Не стоит только забывать, что этот взгляд полностью смоделирован, сформирован в мышлении, это не родители так смотрят на вас, это так показалось в детстве и так записалось, теперь ни у родителей, ни у любого ДРУГОГО нет шанса выйти из вашего представления о том, как они НА САМОМ ДЕЛЕ смотрят на вас.
«Взгляд со стороны» — это уже не тот взгляд, которым мама или папа КАК БЫ смотрят на меня, оценивая или осуждая, принимая решение любить меня такого или нет, это уже сама «объективность», это «так и есть», «да действительно, я — ничтожество, это последняя правда жизни, и ничто не в силах реабилитировать меня в моих же собственных глазах, но как бы смотрящих со стороны».

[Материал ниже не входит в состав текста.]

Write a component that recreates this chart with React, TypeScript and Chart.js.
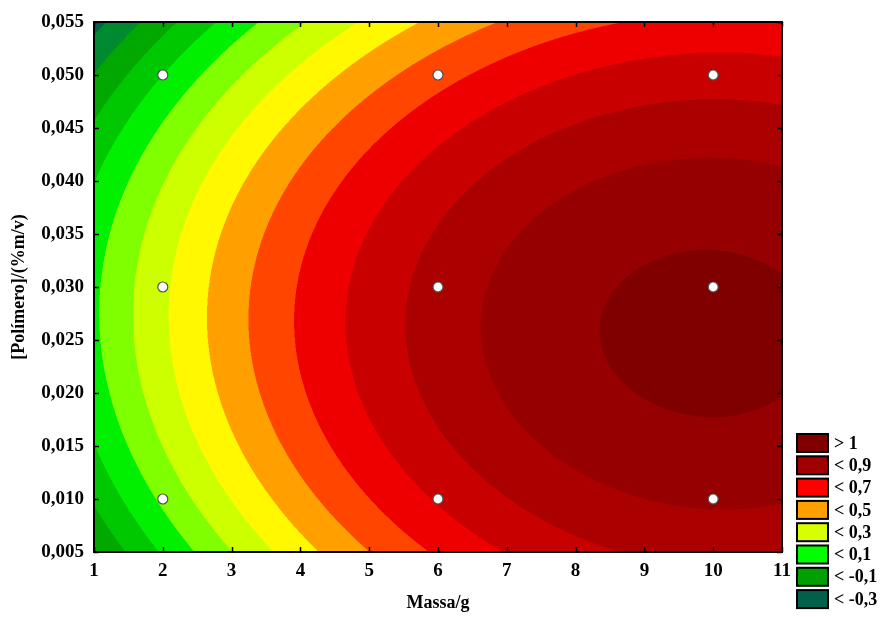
import React, { useEffect, useRef } from "react";
import { Chart, registerables } from "chart.js";

Chart.register(...registerables);

// ---- data ----
const massaTicks = [1, 2, 3, 4, 5, 6, 7, 8, 9, 10, 11];
const polimeroTicks = [0.005, 0.01, 0.015, 0.02, 0.025, 0.03, 0.035, 0.04, 0.045, 0.05, 0.055];

// 3x3 factorial design levels
const massaLevels = [2, 6, 10];
const polimeroLevels = [0.01, 0.03, 0.05];

// response at each design point (read from the map), one list per Massa level,
// ordered by Polímero level 0.01, 0.03, 0.05
const responseMassa2 = [0.12, 0.28, 0.0];
const responseMassa6 = [0.71, 0.84, 0.56];
const responseMassa10 = [0.915, 1.02, 0.75];

const contourLevels = [-0.3, -0.2, -0.1, 0, 0.1, 0.2, 0.3, 0.4, 0.5, 0.6, 0.7, 0.8, 0.9, 1.0];
const bandColors = [
  "#00604a", "#008a30", "#00a800", "#00c800", "#00f000", "#80ff00", "#ccff00",
  "#fff800", "#ffa000", "#ff4500", "#ee0000", "#c80000", "#aa0000", "#960000", "#800000",
];

const legendLabels = ["> 1", "< 0,9", "< 0,7", "< 0,5", "< 0,3", "< 0,1", "< -0,1", "< -0,3"];
const legendColors = ["#800000", "#a00000", "#ff0000", "#ffa000", "#d8ff00", "#00ff00", "#00a000", "#00604a"];

const FONT = "'Liberation Serif', 'Times New Roman', serif";

// full 3^2 factorial model (quadratic in each factor incl. all interactions),
// evaluated through Lagrange basis on the design levels
function lagrange3(nodes: number[], t: number): number[] {
  const [a, b, c] = nodes;
  return [
    ((t - b) * (t - c)) / ((a - b) * (a - c)),
    ((t - a) * (t - c)) / ((b - a) * (b - c)),
    ((t - a) * (t - b)) / ((c - a) * (c - b)),
  ];
}
const responseTable = [responseMassa2, responseMassa6, responseMassa10];
function surface(x: number, y: number): number {
  const lx = lagrange3(massaLevels, x);
  const ly = lagrange3(polimeroLevels, y);
  let z = 0;
  for (let i = 0; i < 3; i++) for (let j = 0; j < 3; j++) z += responseTable[i][j] * lx[i] * ly[j];
  return z;
}

function hexToRgb(h: string): number[] {
  const n = parseInt(h.slice(1), 16);
  return [(n >> 16) & 255, (n >> 8) & 255, n & 255];
}

const surfacePlugin = {
  id: "surfacePlugin",
  beforeDatasetsDraw(chart: any) {
    const { ctx, chartArea, scales } = chart;
    const { left, top, right, bottom } = chartArea;
    const xs = scales.x;
    const ys = scales.y;
    const w = Math.round(right - left);
    const h = Math.round(bottom - top);
    const ss = 2;
    const W = w * ss;
    const H = h * ss;
    const off = document.createElement("canvas");
    off.width = W;
    off.height = H;
    const octx = off.getContext("2d")!;
    const img = octx.createImageData(W, H);
    const rgb = bandColors.map(hexToRgb);
    const xv: number[] = [];
    for (let i = 0; i < W; i++) xv.push(xs.getValueForPixel(left + (i + 0.5) / ss));
    for (let j = 0; j < H; j++) {
      const yv = ys.getValueForPixel(top + (j + 0.5) / ss);
      for (let i = 0; i < W; i++) {
        const z = surface(xv[i], yv);
        let b = 0;
        while (b < contourLevels.length && z >= contourLevels[b]) b++;
        const col = rgb[b];
        const p = (j * W + i) * 4;
        img.data[p] = col[0];
        img.data[p + 1] = col[1];
        img.data[p + 2] = col[2];
        img.data[p + 3] = 255;
      }
    }
    octx.putImageData(img, 0, 0);
    ctx.save();
    ctx.imageSmoothingEnabled = true;
    (ctx as any).imageSmoothingQuality = "high";
    ctx.drawImage(off, left, top, w, h);
    ctx.restore();
  },
  afterDatasetsDraw(chart: any) {
    const { ctx, chartArea, scales } = chart;
    const { left, top, right, bottom } = chartArea;
    ctx.save();
    ctx.strokeStyle = "#000";
    ctx.lineWidth = 1.5;
    const tl = 5;
    ctx.beginPath();
    massaTicks.forEach((t) => {
      const px = Math.round(scales.x.getPixelForValue(t)) + 0.5;
      ctx.moveTo(px, bottom);
      ctx.lineTo(px, bottom - tl);
      ctx.moveTo(px, top);
      ctx.lineTo(px, top + tl);
    });
    polimeroTicks.forEach((t) => {
      const py = Math.round(scales.y.getPixelForValue(t)) + 0.5;
      ctx.moveTo(left, py);
      ctx.lineTo(left + tl, py);
      ctx.moveTo(right, py);
      ctx.lineTo(right - tl, py);
    });
    ctx.stroke();
    ctx.lineWidth = 2;
    ctx.strokeRect(left, top, right - left, bottom - top);
    ctx.restore();
  },
  afterDraw(chart: any) {
    const { ctx } = chart;
    ctx.save();
    const bx = 797;
    const by0 = 434;
    const bw = 31;
    const bh = 18;
    const step = 22.3;
    ctx.font = `bold 18px ${FONT}`;
    ctx.textBaseline = "middle";
    ctx.textAlign = "left";
    legendLabels.forEach((lab, i) => {
      const by = by0 + i * step;
      ctx.fillStyle = legendColors[i];
      ctx.fillRect(bx, by, bw, bh);
      ctx.strokeStyle = "#000";
      ctx.lineWidth = 2;
      ctx.strokeRect(bx, by, bw, bh);
      ctx.fillStyle = "#000";
      ctx.fillText(lab, bx + bw + 6, by + bh / 2 + 1);
    });
    ctx.restore();
  },
};

export default function App() {
  const ref = useRef<HTMLCanvasElement | null>(null);
  useEffect(() => {
    document.body.style.margin = "0";
    const canvas = ref.current!;
    const points: { x: number; y: number }[] = [];
    massaLevels.forEach((m) => polimeroLevels.forEach((p) => points.push({ x: m, y: p })));
    const chart = new Chart(canvas, {
      type: "scatter",
      data: {
        datasets: [
          {
            label: "Planejamento",
            data: points,
            pointRadius: 5,
            pointHoverRadius: 5,
            pointBackgroundColor: "#ffffff",
            pointBorderColor: "#505050",
            pointBorderWidth: 1.2,
          },
        ],
      },
      options: {
        animation: false,
        responsive: false,
        events: [],
        layout: { padding: { top: 22, right: 102, left: 0, bottom: 0 } },
        plugins: { legend: { display: false }, tooltip: { enabled: false } },
        scales: {
          x: {
            type: "linear",
            min: 1,
            max: 11,
            grid: { display: false, drawTicks: false },
            border: { display: false },
            afterBuildTicks: (s: any) => {
              s.ticks = massaTicks.map((v) => ({ value: v }));
            },
            afterFit: (s: any) => {
              s.height = 65;
            },
            ticks: {
              color: "#000",
              padding: 8,
              maxRotation: 0,
              font: { family: FONT, size: 19, weight: "bold" },
              callback: (v: any) => String(v),
            },
            title: {
              display: true,
              text: "Massa/g",
              color: "#000",
              font: { family: FONT, size: 18, weight: "bold" },
              padding: { top: 0, bottom: 3 },
            },
          },
          y: {
            type: "linear",
            min: 0.005,
            max: 0.055,
            grid: { display: false, drawTicks: false },
            border: { display: false },
            afterBuildTicks: (s: any) => {
              s.ticks = polimeroTicks.map((v) => ({ value: v }));
            },
            afterFit: (s: any) => {
              s.width = 94;
            },
            ticks: {
              color: "#000",
              padding: 10,
              font: { family: FONT, size: 19, weight: "bold" },
              callback: (v: any) => Number(v).toFixed(3).replace(".", ","),
            },
            title: {
              display: true,
              text: "[Polímero]/(%m/v)",
              color: "#000",
              font: { family: FONT, size: 18, weight: "bold" },
              padding: { top: 9, bottom: 0 },
            },
          },
        },
      },
      plugins: [surfacePlugin],
    } as any);
    return () => chart.destroy();
  }, []);
  return (
    <div style={{ width: 884, height: 617, background: "#fff" }}>
      <canvas ref={ref} width={884} height={617} style={{ display: "block" }} />
    </div>
  );
}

Эта травма основывается на представлении об отдельности, но предшествует «игре в автора», автор призван заполнить дыру и добыть любовь или свободу.
Он служит как бы защитным механизмом психики, не справляющейся с ужасом перед «небытием», появившемся в опосредованном опыте, но принятом за факт, за реальность, и, конечно, контрагент этого самого опосредованного опыта и призван теперь справиться с чудовищем, для чего он наделяется удивительными полномочиями: всемогуществом, всесилием, контролем над телом, чувствами и мыслями и прочим волшебством. Это теперь прекрасный принц, автор собственной жизни, способный преодолеть и терновые заросли, и чары злой колдуньи.

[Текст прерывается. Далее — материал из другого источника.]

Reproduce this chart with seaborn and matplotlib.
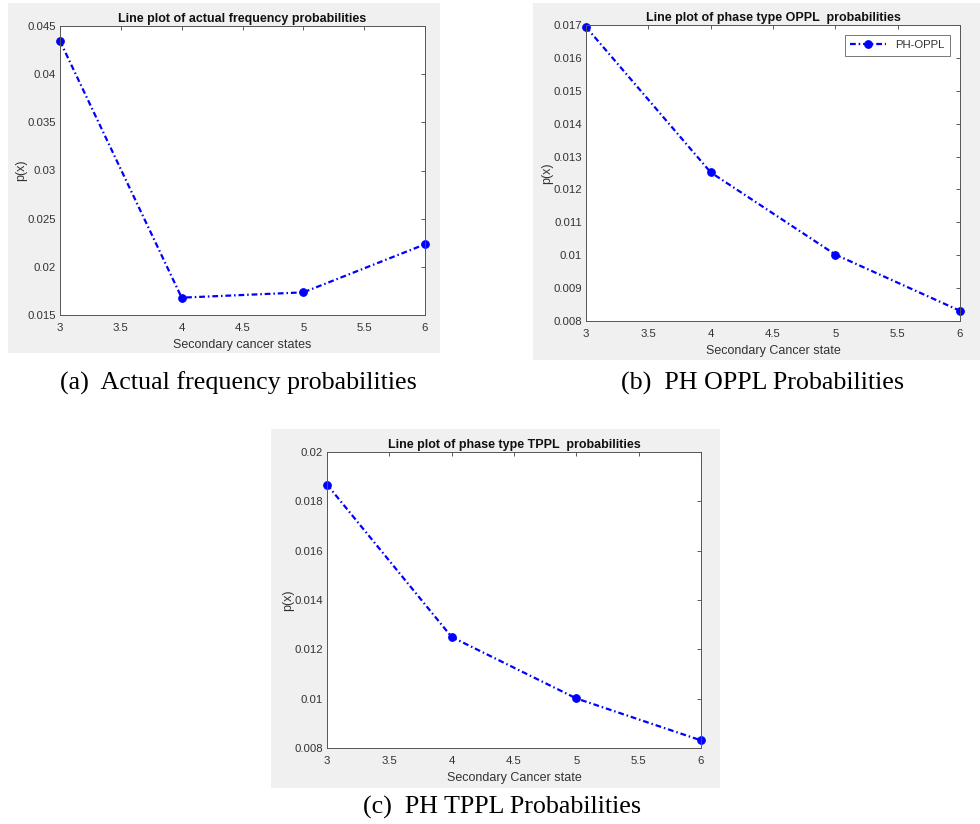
import numpy as np
import pandas as pd
import matplotlib
matplotlib.use("Agg")
import matplotlib.pyplot as plt
from matplotlib.patches import Rectangle
import seaborn as sns

# values
states = [3, 4, 5, 6]
actual_freq = [0.04344, 0.0168, 0.01735, 0.02234]
ph_oppl = [0.01694, 0.01252, 0.01002, 0.00831]
ph_tppl = [0.01868, 0.0125, 0.01001, 0.00831]

x_ticks = [3, 3.5, 4, 4.5, 5, 5.5, 6]
y_ticks_a = [0.015, 0.02, 0.025, 0.03, 0.035, 0.04, 0.045]
y_ticks_b = [0.008, 0.009, 0.01, 0.011, 0.012, 0.013, 0.014, 0.015, 0.016, 0.017]
y_ticks_c = [0.008, 0.01, 0.012, 0.014, 0.016, 0.018, 0.02]

sns.set_style("white")
plt.rcParams["font.family"] = ["Liberation Sans", "DejaVu Sans"]

W, H = 980, 824
fig = plt.figure(figsize=(W / 100, H / 100), dpi=100)
fig.patch.set_facecolor("white")


def px_rect(x0, y0, x1, y1):
    return [x0 / W, 1 - y1 / H, (x1 - x0) / W, (y1 - y0) / H]


def panel(bg, axbox, yvals, yticks, title, xlabel, caption, cap_xy, legend=None):
    # gray MATLAB figure background
    bx = px_rect(*bg)
    fig.patches.append(Rectangle((bx[0], bx[1]), bx[2], bx[3], transform=fig.transFigure,
                                 facecolor="#f0f0f0", edgecolor="none", zorder=-5))
    ax = fig.add_axes(px_rect(*axbox))
    ax.set_zorder(2)
    ax.set_facecolor("white")
    df = pd.DataFrame({"state": states, "p": yvals})
    sns.lineplot(data=df, x="state", y="p", ax=ax, color="#0000ff",
                 linewidth=1.6, dashes=False, marker="o", markersize=5.5,
                 markeredgecolor="#0000ff", label=legend, legend=bool(legend), clip_on=False)
    for ln in ax.lines:
        ln.set_dashes((2.6, 1.3, 0.7, 1.3))
    ax.set_xlim(3, 6)
    ax.set_ylim(yticks[0], yticks[-1])
    ax.set_xticks(x_ticks)
    ax.set_xticklabels([f"{v:g}" for v in x_ticks])
    ax.set_yticks(yticks)
    ax.set_yticklabels([f"{v:g}" for v in yticks])
    ax.tick_params(direction="in", length=3, width=0.6, colors="#404040",
                   labelsize=8.2, top=True, right=True, pad=3, labelcolor="#333333")
    ax.tick_params(axis="x", pad=6)
    for s in ax.spines.values():
        s.set_color("#555555")
        s.set_linewidth(0.7)
    ax.set_title(title, fontsize=9, fontweight="bold", color="#111111", pad=3)
    ax.set_xlabel(xlabel, fontsize=9, color="#333333", labelpad=4)
    ax.set_ylabel("p(x)", fontsize=9, color="#333333", labelpad=0)
    if legend:
        leg = ax.legend(loc="upper right", fontsize=8.2, frameon=True, fancybox=False,
                        handlelength=3.2, borderpad=0.45, borderaxespad=0.9)
        leg.get_frame().set_edgecolor("#555555")
        leg.get_frame().set_linewidth(0.7)
        for t in leg.get_texts():
            t.set_color("#333333")
        for h in leg.get_lines():
            h.set_dashes((2.6, 1.3, 0.7, 1.3))
    fig.text(cap_xy[0] / W, 1 - cap_xy[1] / H, caption, ha="center", va="center",
             fontsize=18.7, family=["Liberation Serif", "DejaVu Serif"], color="black")
    return ax


panel((8, 3, 440, 353), (60, 26, 425, 315), actual_freq, y_ticks_a,
      "Line plot of actual frequency probabilities", "Secondary cancer states",
      "(a)  Actual frequency probabilities", (238, 383))
panel((533, 3, 980, 360), (586, 25, 960, 321), ph_oppl, y_ticks_b,
      "Line plot of phase type OPPL  probabilities", "Secondary Cancer state",
      "(b)  PH OPPL Probabilities", (763, 383), legend="PH-OPPL")
panel((271, 429, 720, 788), (327, 452, 701, 748), ph_tppl, y_ticks_c,
      "Line plot of phase type TPPL  probabilities", "Secondary Cancer state",
      "(c)  PH TPPL Probabilities", (502, 807))

fig.savefig("out.png", dpi=100)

И вот когда он, достигнув вершины своего могущества, поцелует принцессу, вот тогда опять можно будет радоваться и праздновать, просто жить, просто дышать, просто любить. А пока он учиться, он воспитывает волю, он медитирует, он готовиться, сейчас не до жизни, сейчас учеба-работа-поиск просветления. А принцесса спит и смотрит на себя глазами злой колдуньи, сковывающим, наводящим порчу, уничтожающим взглядом.

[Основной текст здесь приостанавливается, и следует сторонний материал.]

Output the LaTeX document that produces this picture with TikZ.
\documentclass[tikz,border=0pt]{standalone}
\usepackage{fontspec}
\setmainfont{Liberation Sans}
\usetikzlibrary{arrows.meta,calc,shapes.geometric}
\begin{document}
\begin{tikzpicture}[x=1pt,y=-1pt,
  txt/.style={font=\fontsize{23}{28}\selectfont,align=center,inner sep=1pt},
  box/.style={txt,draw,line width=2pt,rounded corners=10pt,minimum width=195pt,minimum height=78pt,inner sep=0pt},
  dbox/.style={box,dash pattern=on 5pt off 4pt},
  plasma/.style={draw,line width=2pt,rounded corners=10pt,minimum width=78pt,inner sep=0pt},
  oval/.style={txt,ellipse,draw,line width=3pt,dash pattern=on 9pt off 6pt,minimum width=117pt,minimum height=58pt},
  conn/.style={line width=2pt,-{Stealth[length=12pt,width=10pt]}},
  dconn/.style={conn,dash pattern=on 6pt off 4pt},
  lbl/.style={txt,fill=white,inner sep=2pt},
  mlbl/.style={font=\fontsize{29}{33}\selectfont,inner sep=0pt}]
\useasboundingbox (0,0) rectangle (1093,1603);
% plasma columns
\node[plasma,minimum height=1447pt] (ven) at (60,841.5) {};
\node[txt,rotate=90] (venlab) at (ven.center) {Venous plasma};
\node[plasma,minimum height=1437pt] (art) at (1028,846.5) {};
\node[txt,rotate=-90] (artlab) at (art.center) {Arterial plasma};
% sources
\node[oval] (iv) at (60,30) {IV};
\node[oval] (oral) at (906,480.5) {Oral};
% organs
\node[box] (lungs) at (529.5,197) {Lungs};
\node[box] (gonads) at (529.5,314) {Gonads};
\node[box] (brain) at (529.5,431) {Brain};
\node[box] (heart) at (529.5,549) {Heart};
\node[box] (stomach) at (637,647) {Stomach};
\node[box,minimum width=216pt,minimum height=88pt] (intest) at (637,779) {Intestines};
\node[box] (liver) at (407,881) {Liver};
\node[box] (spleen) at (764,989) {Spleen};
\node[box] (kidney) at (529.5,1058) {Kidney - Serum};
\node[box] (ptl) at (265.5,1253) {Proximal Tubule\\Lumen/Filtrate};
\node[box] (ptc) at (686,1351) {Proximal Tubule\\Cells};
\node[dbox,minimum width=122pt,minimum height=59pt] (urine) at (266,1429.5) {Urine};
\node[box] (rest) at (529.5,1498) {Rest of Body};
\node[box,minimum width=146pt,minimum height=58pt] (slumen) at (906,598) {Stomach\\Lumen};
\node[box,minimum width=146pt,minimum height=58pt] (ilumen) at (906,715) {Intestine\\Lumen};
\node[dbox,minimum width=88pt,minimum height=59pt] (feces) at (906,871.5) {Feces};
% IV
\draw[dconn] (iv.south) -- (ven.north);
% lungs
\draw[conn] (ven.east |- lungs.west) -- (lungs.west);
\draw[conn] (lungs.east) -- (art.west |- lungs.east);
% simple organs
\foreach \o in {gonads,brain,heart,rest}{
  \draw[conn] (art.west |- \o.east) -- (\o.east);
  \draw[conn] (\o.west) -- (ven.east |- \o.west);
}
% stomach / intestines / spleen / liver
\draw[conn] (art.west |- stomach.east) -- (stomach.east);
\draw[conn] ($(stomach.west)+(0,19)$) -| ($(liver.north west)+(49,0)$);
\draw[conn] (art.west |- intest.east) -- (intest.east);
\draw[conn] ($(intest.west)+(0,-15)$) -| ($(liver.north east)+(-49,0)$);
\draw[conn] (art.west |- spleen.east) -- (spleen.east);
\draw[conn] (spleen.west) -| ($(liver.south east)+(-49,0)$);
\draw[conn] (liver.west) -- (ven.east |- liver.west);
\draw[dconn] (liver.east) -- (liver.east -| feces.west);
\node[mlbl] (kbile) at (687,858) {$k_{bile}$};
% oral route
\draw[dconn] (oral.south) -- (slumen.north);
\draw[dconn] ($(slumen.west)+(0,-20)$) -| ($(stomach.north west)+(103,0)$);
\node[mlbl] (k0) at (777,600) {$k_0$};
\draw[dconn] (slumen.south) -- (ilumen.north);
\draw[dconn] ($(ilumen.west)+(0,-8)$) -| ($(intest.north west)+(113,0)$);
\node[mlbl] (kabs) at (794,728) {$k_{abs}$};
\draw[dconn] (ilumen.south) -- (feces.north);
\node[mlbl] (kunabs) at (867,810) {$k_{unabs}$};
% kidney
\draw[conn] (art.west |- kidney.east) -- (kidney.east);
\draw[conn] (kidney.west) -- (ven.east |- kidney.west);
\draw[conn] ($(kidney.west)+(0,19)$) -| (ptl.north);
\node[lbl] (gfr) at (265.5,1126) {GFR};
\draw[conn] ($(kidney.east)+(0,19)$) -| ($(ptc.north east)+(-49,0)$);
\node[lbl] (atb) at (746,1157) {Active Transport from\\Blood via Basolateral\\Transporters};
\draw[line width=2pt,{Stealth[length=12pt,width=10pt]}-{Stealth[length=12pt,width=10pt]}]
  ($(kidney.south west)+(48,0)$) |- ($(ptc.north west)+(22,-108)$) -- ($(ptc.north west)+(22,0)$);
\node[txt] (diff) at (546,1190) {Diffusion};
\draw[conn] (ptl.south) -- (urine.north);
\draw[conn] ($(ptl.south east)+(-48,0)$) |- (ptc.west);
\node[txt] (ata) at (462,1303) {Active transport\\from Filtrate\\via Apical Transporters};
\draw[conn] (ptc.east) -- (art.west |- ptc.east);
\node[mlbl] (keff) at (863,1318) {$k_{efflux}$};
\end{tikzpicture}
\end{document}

Хорошо, что в этом взгляде нет никакой необходимости! Стоит только заметить, как он моделируется прямо сейчас, в этот момент, в обыденной обстановке, как начинает неприятно посасывать под ложечкой, как сердце ноет от тоски, как мышление придумывает 1000 и 1 способ действия для ликвидации последствий. Как непосредственный опыт радости, любви, блаженства описывается и отправляется в будущее (после поцелуя) или прошлое (до проклятия), а в выдуманном «сейчас» остается фальшивая перспектива «пока еще не..., но».
«Травма небытия» и сопутствующие ей эмоцииональные блоки неизбежно начинают актуализироваться, когда вы практикуете Я ЕСТЬ. Получается такая растяжка: Я ЕСТЬ — ужас небытия — я-автор («не нахожу я-есть, какая-то пустота»), где ужас небытия, недостаточность как бы прощелкиваются, внимание, как сломанный тумблер пропускает «мертвую зону», но именно она вновь и вновь запускает «авторскую программу», тысячу раз уже разоблаченную.
Просто спросите: Чьими глазами я смотрю на себя? И может быть этот взгляд потеряет все свое волшебство.